Suddenly, with just that short conversation, I was seeing our yard in a different light, a place to be taught and to be observed.
I’d been thinking about doing a ReVista issue on flora and fauna for a long time. As a matter of fact, I’d been collecting newspaper and magazines clips and story notes in a folder called “birds and the bees” for well over two years. Yet, I was surprised when I began to solicit and edited articles how the world of nature opened a multiplicity of perspectives into citizenry, health, globalization, conservation, history and international relations-and even political protest.
I found that the categories I’d created for the articles did not quite do them justice. Perhaps, because the stories deal with nature, their very themes are organic, linking back and forth across countries and disciplines.
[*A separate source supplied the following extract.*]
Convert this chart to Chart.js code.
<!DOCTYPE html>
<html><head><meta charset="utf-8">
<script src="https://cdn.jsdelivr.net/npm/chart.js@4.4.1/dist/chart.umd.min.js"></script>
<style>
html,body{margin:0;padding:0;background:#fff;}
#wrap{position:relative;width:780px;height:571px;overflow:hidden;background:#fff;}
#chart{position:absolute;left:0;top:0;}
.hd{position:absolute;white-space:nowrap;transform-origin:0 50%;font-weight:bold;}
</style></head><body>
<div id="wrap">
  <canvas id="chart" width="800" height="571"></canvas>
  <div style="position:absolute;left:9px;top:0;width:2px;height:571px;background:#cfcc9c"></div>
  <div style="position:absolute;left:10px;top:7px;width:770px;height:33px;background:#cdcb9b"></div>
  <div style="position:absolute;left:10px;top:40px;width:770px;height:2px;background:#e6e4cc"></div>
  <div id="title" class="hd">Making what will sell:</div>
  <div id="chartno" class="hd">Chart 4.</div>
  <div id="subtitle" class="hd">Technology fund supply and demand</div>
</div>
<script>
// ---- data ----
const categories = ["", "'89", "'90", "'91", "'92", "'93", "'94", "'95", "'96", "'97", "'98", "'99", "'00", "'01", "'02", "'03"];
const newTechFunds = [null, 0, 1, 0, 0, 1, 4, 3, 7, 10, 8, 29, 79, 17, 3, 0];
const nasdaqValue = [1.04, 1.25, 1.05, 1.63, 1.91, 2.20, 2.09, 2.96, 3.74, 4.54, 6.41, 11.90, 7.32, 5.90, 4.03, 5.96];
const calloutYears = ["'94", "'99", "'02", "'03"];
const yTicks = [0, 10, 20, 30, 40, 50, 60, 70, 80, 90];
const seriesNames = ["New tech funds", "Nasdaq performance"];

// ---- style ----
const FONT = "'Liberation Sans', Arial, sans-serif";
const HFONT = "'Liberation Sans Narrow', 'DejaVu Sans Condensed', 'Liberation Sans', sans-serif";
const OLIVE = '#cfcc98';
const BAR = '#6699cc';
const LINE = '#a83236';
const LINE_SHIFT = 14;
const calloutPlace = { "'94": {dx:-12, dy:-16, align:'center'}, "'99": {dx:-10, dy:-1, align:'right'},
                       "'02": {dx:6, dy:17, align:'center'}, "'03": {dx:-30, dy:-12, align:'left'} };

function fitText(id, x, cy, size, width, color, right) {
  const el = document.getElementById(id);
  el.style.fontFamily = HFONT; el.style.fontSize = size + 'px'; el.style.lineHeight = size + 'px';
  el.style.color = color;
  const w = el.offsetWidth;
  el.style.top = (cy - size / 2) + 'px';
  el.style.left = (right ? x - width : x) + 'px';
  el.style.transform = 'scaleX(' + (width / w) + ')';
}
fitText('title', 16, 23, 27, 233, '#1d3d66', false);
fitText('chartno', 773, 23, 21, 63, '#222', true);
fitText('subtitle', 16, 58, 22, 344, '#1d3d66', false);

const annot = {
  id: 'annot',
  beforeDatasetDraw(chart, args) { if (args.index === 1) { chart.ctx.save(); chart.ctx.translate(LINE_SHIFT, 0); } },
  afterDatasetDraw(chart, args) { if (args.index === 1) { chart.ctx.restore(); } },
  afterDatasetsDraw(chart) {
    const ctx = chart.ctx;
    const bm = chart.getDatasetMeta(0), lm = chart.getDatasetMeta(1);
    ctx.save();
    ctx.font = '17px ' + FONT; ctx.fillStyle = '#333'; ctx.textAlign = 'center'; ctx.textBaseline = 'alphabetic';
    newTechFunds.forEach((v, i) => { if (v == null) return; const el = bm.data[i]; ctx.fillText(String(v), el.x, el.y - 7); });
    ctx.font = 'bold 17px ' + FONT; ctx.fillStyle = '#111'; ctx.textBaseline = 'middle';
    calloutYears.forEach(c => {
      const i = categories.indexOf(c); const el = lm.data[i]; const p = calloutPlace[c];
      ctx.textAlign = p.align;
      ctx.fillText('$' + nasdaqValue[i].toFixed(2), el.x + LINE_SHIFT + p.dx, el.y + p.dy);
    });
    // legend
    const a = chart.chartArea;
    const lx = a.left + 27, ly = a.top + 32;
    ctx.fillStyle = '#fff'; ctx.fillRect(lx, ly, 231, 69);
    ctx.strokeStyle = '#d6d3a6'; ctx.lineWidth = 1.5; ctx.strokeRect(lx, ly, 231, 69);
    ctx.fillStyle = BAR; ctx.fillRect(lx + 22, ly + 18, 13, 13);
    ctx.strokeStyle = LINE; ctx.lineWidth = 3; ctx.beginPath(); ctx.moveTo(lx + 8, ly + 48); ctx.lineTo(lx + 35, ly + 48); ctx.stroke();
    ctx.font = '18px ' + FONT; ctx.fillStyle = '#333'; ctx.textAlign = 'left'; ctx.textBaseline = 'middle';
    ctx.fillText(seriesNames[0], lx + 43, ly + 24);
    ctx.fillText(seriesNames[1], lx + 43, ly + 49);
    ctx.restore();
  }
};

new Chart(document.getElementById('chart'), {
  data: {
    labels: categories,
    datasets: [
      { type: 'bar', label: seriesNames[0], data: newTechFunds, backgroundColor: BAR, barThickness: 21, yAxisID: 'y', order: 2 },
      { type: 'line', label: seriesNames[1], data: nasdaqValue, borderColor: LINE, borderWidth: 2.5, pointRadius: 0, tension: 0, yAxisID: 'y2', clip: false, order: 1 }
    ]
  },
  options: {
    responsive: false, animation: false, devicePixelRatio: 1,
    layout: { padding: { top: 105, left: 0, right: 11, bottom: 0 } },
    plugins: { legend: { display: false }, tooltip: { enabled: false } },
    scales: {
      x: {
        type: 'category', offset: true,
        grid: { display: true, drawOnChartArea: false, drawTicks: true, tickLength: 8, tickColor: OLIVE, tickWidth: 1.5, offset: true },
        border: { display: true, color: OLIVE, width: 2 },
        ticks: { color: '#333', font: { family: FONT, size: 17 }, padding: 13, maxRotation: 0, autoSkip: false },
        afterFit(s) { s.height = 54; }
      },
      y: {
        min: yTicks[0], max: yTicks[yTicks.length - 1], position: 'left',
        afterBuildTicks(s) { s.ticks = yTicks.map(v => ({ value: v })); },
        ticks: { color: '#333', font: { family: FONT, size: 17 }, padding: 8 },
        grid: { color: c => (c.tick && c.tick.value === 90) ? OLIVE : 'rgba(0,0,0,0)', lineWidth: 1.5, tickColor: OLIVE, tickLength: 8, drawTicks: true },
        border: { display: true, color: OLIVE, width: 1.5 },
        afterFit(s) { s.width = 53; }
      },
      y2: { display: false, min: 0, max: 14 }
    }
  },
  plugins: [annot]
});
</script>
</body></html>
I was no longer surprised when I received an e-mail from Connie Rinaldo, Librarian at Harvard’s Museum of Comparative Zoology, with a quotation from Thomas Henry Huxley as part of its return address: “To a person uninstructed in natural history, his country or seaside stroll is a walk through a gallery filled with wonderful works of art, nine-tenths of which have their faces turned to the wall.”
On reading that quote, I understood how much the choice of flora and fauna for the 10th anniversary issue of the David Rockefeller Center for Latin American Studies was more fitting than I had envisioned. I had selected the theme because of David Rockefeller’s interest in entomology; instead, the theme taught me that nature reflects the DRCLAS mission: to increase knowledge of the cultures, economies, histories, environment, and contemporary affairs of Latin America, as well as to foster cooperation and understanding among the peoples of the Americas, and to contribute to democracy, social progress and sustainable development throughout the hemisphere.
As you read the pages of this ReVista, celebrating the 10th anniversary of DRCLAS, I hope the focus on flora and fauna will open up new connections and perspectives about Latin America for you, just as that conversation about trees in our yard now makes every stroll to work a different one for me.